U.S. States Race to Attract EV Investment

U.S. states have been battling with each other to attract electric vehicle (EV) investments, especially after Biden pumped hundreds of billions in federal aid into states as part of his “American Rescue Plan”. The money was meant to soften the blow of a pandemic-induced fiscal apocalypse that never happened. Instead, it’s left states flush with cash, supercharging competition to win the automotive jobs of the future and cushioning the bottom lines of companies like Ford, GM, and Panasonic, a battery supplier to Tesla.

Ford selected Tennessee and Kentucky as two sites for its $11 billion EV project. To win its favor, both states gave huge incentives to the automotive giant. After that, Michigan also signed a huge deal with General Motors (GM) for a $6.6 billion electric-truck factory and battery plant, thanks to a $1 billion fund for corporate subsidies.

There has been some failed ventures as well, like Foxconn’s heavily subsidized television factory in Wisconsin that never materialized.

Although states say they put in place protections to keep taxpayer money from getting wasted, the stakes are getting bigger. The subsidy cost per permanent job has risen by eight times the average seen less than a decade ago.
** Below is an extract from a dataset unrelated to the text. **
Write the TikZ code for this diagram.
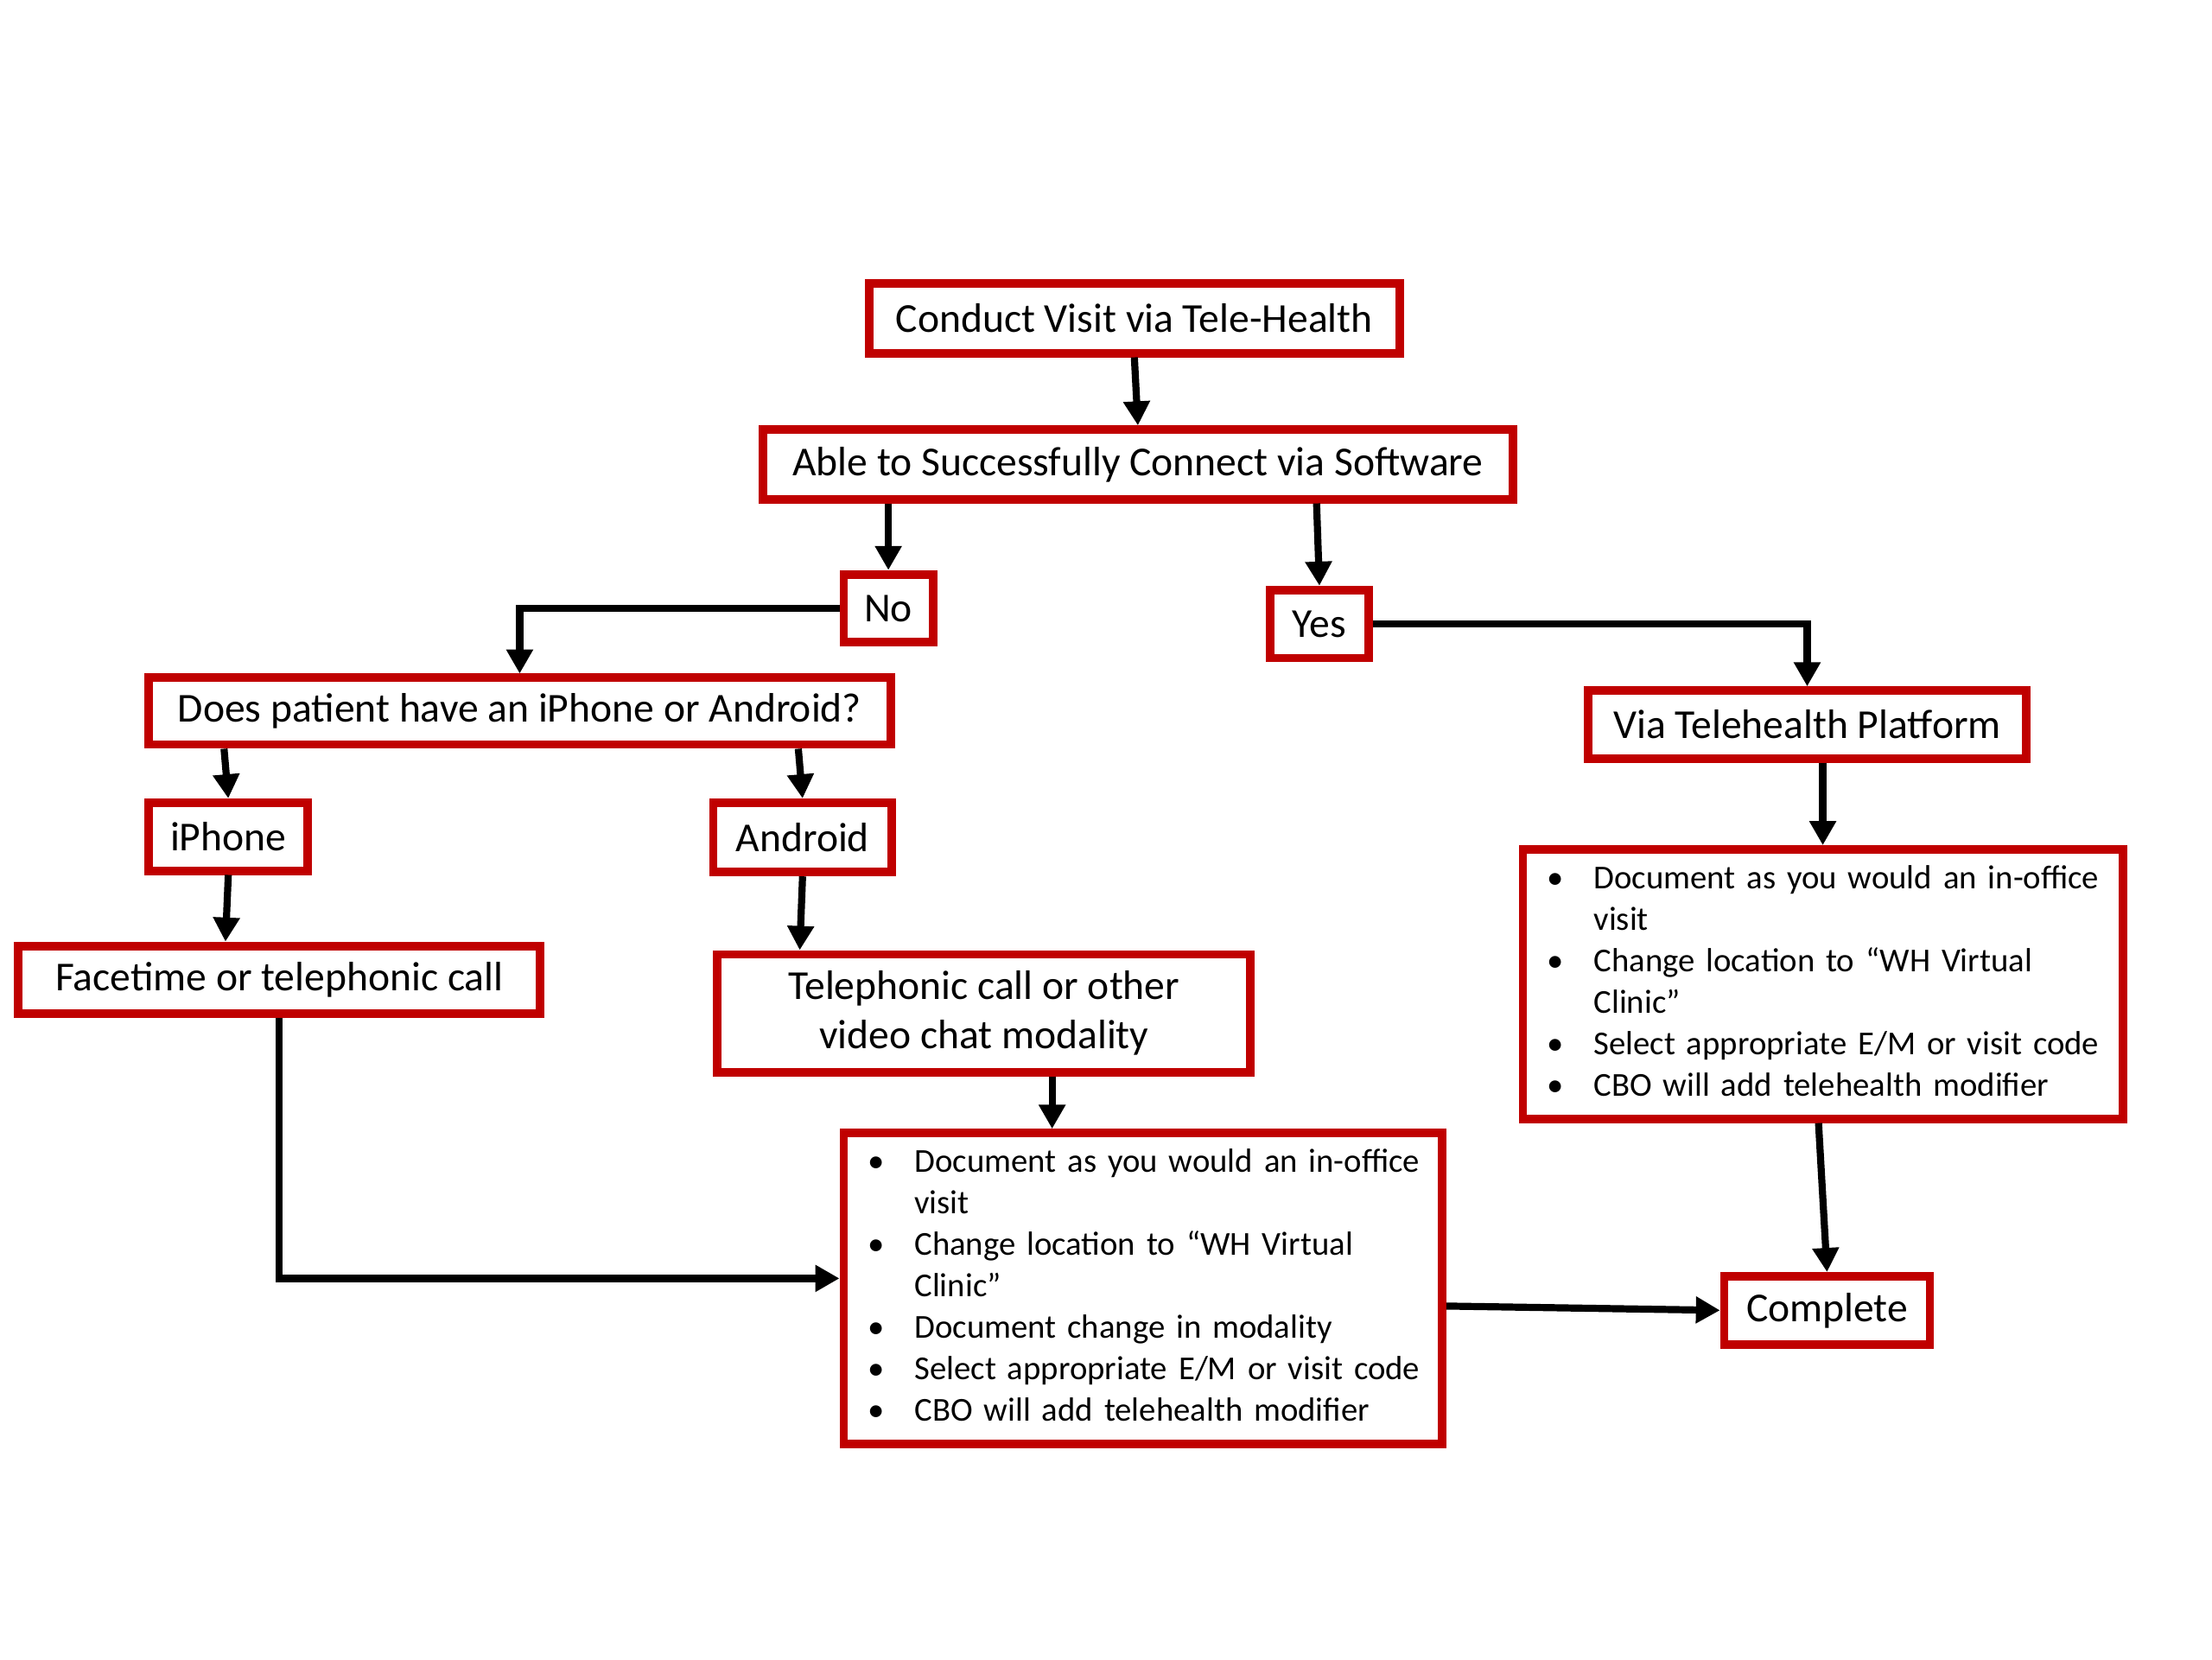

Ford’s Tennessee hub will cost about $414,000 for each direct job, Michigan is contributing $450,000 per GM job, while Georgia committed to forgo revenue that amounts to $212,000 per job to win projects from Rivian Automotive and Hyundai Motor in the past two years. The average per-job cost of economic incentives in the US was about $52,000 in 2015.

While it is not unprecedented for states to compete with each other for private investment, the scale of it now, for EV plants, semiconductor factories and other projects, are unprecedented.

But incentives don’t correlate strongly with the states’ current or past unemployment rates or economic growth.

Many analysts, officials and politicians think these incentives would be better off spent to hospitals or schools. The incentives create a race-to-the-bottom where local governments furiously try to one-up each other on handouts that deliver unproven payoffs. There’s also a question as to whether EV and battery plants will employ as many people or pay as well as combustion-engine cars.

The Congress had set aside $350 billion for states and municipalities in May 2021, which also coincided with a historic transformation in the automotive industry, as automakers phase out combustion engine vehicles in favor of electric ones. While there are strict limits on how local governments can use the Covid relief money, the aid helped free up cash for corporate incentives.

Since the start of 2021, carmakers and battery manufacturers have announced a total of at least $50 billion of investment in 10 states to build EV assembly and battery plants. The states have made commitments of at least $10.8 billion to attract those investments.

As an example, Blue Oval City, the EV hub that Ford and battery partner SK Innovation chose to locate in Tennessee, will house an assembly plant making Ford’s new electric F-150 pickup and a battery plant that together promise to create 5,800 jobs. Construction will generate 33,000 temporary jobs; once completed, the twin plants and their suppliers will support 27,000 direct or indirect positions, and add $3.5 billion annually to Tennessee’s economy, state officials have said.

When the project was announced, state officials disclosed a $500 million cash grant to be approved by the legislature; local press later reported that the real cost was at $884 million. Other reports say the value of the package could be at least $2.4 billion, including tax breaks, donated land, infrastructure improvements and short-term wage subsidies from the federal government.

Even some states that have tried to move away from incentives have had to cave to the pressure to compete for jobs.

Georgia, which has emerged as a big winner in the current investment surge, landed two $5 billion EV deals from Rivian and Hyundai that promise to create more than 15,000 jobs. The state offered incentives worth $3.3 billion to win the projects.